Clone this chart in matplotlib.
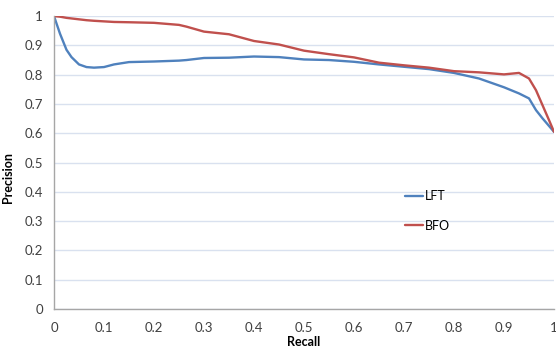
import matplotlib
matplotlib.use("Agg")
import matplotlib.pyplot as plt

plt.rcParams['font.family'] = ['Lato', 'DejaVu Sans']

# precision-recall curves
recall = [0.0, 0.012, 0.025, 0.035, 0.05, 0.065, 0.08, 0.1, 0.12, 0.15, 0.2, 0.25,
          0.265, 0.3, 0.35, 0.4, 0.45, 0.5, 0.55, 0.6, 0.65, 0.7, 0.75, 0.8, 0.85,
          0.9, 0.93, 0.95, 0.964, 0.977, 0.99, 1.0]
lft = [1.0, 0.94, 0.885, 0.86, 0.835, 0.826, 0.824, 0.826, 0.835, 0.843, 0.845,
       0.848, 0.850, 0.857, 0.858, 0.862, 0.860, 0.852, 0.850, 0.844, 0.835, 0.827,
       0.819, 0.806, 0.787, 0.757, 0.736, 0.719, 0.679, 0.651, 0.625, 0.605]
bfo = [1.0, 0.998, 0.994, 0.992, 0.989, 0.986, 0.984, 0.982, 0.980, 0.979, 0.977,
       0.970, 0.964, 0.947, 0.938, 0.915, 0.903, 0.882, 0.870, 0.859, 0.841, 0.832,
       0.824, 0.812, 0.808, 0.801, 0.806, 0.787, 0.747, 0.696, 0.645, 0.605]

xticks = [0, 0.1, 0.2, 0.3, 0.4, 0.5, 0.6, 0.7, 0.8, 0.9, 1]
yticks = [0, 0.1, 0.2, 0.3, 0.4, 0.5, 0.6, 0.7, 0.8, 0.9, 1]
tick_text = ['0', '0.1', '0.2', '0.3', '0.4', '0.5', '0.6', '0.7', '0.8', '0.9', '1']

fig = plt.figure(figsize=(5.56, 3.5), dpi=100)
ax = fig.add_axes([0.0971, 0.1171, 0.8993, 0.8369])

ax.plot(recall, lft, color='#4f81bd', lw=1.7, label='LFT',
        solid_capstyle='round', solid_joinstyle='round')
ax.plot(recall, bfo, color='#c0504d', lw=1.7, label='BFO',
        solid_capstyle='round', solid_joinstyle='round')

ax.set_xlim(0, 1)
ax.set_ylim(0, 1)
ax.set_xticks(xticks)
ax.set_xticklabels(tick_text)
ax.set_yticks(yticks)
ax.set_yticklabels(tick_text)
ax.tick_params(length=0, labelsize=9.5, colors='#404040')
ax.tick_params(axis='y', pad=8)
ax.tick_params(axis='x', pad=9)

ax.grid(axis='y', color='#d9e1ef', lw=1)
ax.set_axisbelow(True)
for s in ['top', 'right']:
    ax.spines[s].set_visible(False)
for s in ['left', 'bottom']:
    ax.spines[s].set_color('#a6a6a6')
    ax.spines[s].set_linewidth(1)

ax.set_xlabel('Recall', fontsize=9, fontweight='bold', labelpad=2)
ax.set_ylabel('Precision', fontsize=9, fontweight='bold')
ax.yaxis.set_label_coords(-0.08, 0.45)

ax.legend(frameon=False, fontsize=9, handlelength=1.4, handletextpad=0.2,
          labelspacing=1.4, loc='center left', bbox_to_anchor=(0.68, 0.335))

fig.savefig('out.png', dpi=100)
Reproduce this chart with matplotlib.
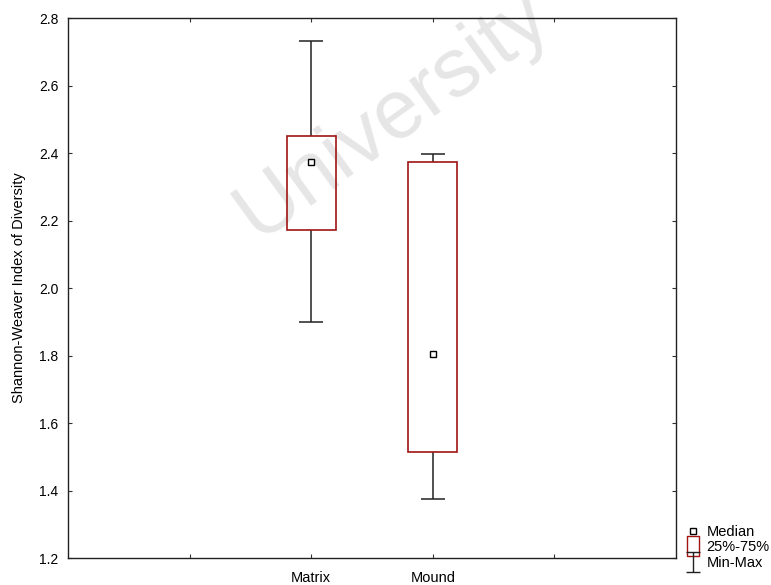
import matplotlib
matplotlib.use('Agg')
import matplotlib.pyplot as plt
import numpy as np
from matplotlib.lines import Line2D
from matplotlib.path import Path

plt.rcParams['font.family'] = ['Liberation Sans', 'DejaVu Sans']

categories = ['Matrix', 'Mound']
positions = [2, 3]
medians = [2.373, 1.805]
q1 = [2.171, 1.513]
q3 = [2.451, 2.374]
mins = [1.898, 1.374]
maxs = [2.733, 2.397]

box_red = '#a01414'

fig = plt.figure(figsize=(7.71, 5.85), dpi=100)
ax = fig.add_axes([68 / 771, 1 - 558 / 585, (676 - 68) / 771, (558 - 18) / 585])

# faint watermark behind the plot
ax.text(0.535, 0.82, 'University', transform=ax.transAxes, rotation=36,
        fontsize=60, color='#e6e6e6', ha='center', va='center', zorder=0)

# boxes (25%-75%)
height = np.array(q3) - np.array(q1)
ax.bar(positions, height, bottom=q1, width=0.4, fill=False,
       edgecolor=box_red, linewidth=1.2, zorder=3)

# whiskers and caps (min-max)
ax.vlines(positions, q3, maxs, color='#222222', linewidth=1.1, zorder=2)
ax.vlines(positions, mins, q1, color='#222222', linewidth=1.1, zorder=2)
for p, lo, hi in zip(positions, mins, maxs):
    ax.hlines([lo, hi], p - 0.1, p + 0.1, color='#222222', linewidth=1.1, zorder=2)

# medians
ax.plot(positions, medians, linestyle='none', marker='s', markersize=4,
        markerfacecolor='white', markeredgecolor='black', markeredgewidth=1, zorder=4)

ax.set_xlim(0, 5)
ax.set_ylim(1.2, 2.8)
ax.set_xticks([1, 2, 3, 4])
ax.set_xticklabels(['', 'Matrix', 'Mound', ''])
ax.set_yticks(np.arange(1.2, 2.81, 0.2))
ax.set_yticklabels(['%.1f' % v for v in np.arange(1.2, 2.81, 0.2)])
ax.tick_params(direction='in', top=True, right=True, length=3, width=0.8,
               color='#333333')
ax.tick_params(axis='x', pad=9, labelsize=10.5)
ax.tick_params(axis='y', pad=7, labelsize=10)
for s in ax.spines.values():
    s.set_linewidth(1.0)
    s.set_color('#222222')

ax.set_ylabel('Shannon-Weaver Index of Diversity', fontsize=10.5, labelpad=9)

# legend symbols
rect_marker = Path([(-0.3, -0.5), (0.3, -0.5), (0.3, 0.5), (-0.3, 0.5), (-0.3, -0.5)],
                   [Path.MOVETO, Path.LINETO, Path.LINETO, Path.LINETO, Path.CLOSEPOLY])
ibeam_marker = Path([(-0.35, 0.5), (0.35, 0.5), (0, 0.5), (0, -0.5), (-0.35, -0.5), (0.35, -0.5)],
                    [Path.MOVETO, Path.LINETO, Path.MOVETO, Path.LINETO, Path.MOVETO, Path.LINETO])
handles = [
    Line2D([], [], linestyle='none', marker='s', markersize=4,
           markerfacecolor='white', markeredgecolor='black', markeredgewidth=1),
    Line2D([], [], linestyle='none', marker=rect_marker, markersize=14,
           markerfacecolor='none', markeredgecolor=box_red, markeredgewidth=1),
    Line2D([], [], linestyle='none', marker=ibeam_marker, markersize=14,
           markerfacecolor='none', markeredgecolor='#222222', markeredgewidth=1),
]
fig.legend(handles, ['Median', '25%-75%', 'Min-Max'], loc='upper left',
           bbox_to_anchor=(686 / 771, 1 - 525 / 585), frameon=False,
           fontsize=10.5, handlelength=0.9, handletextpad=0.5,
           labelspacing=0.1, borderpad=0, borderaxespad=0)

fig.savefig('out.png', dpi=100)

- _CHALLENGE_: Write out the lines from the start of the material to the line with "plt.rcParams['font.family'] = ['Lato', 'DejaVu", inclusive and exactly. Skip the pictures.

- _WRITTEN RESPONSE_:
Clone this chart in matplotlib.
import matplotlib
matplotlib.use("Agg")
import matplotlib.pyplot as plt

plt.rcParams['font.family'] = ['Lato', 'DejaVu Sans']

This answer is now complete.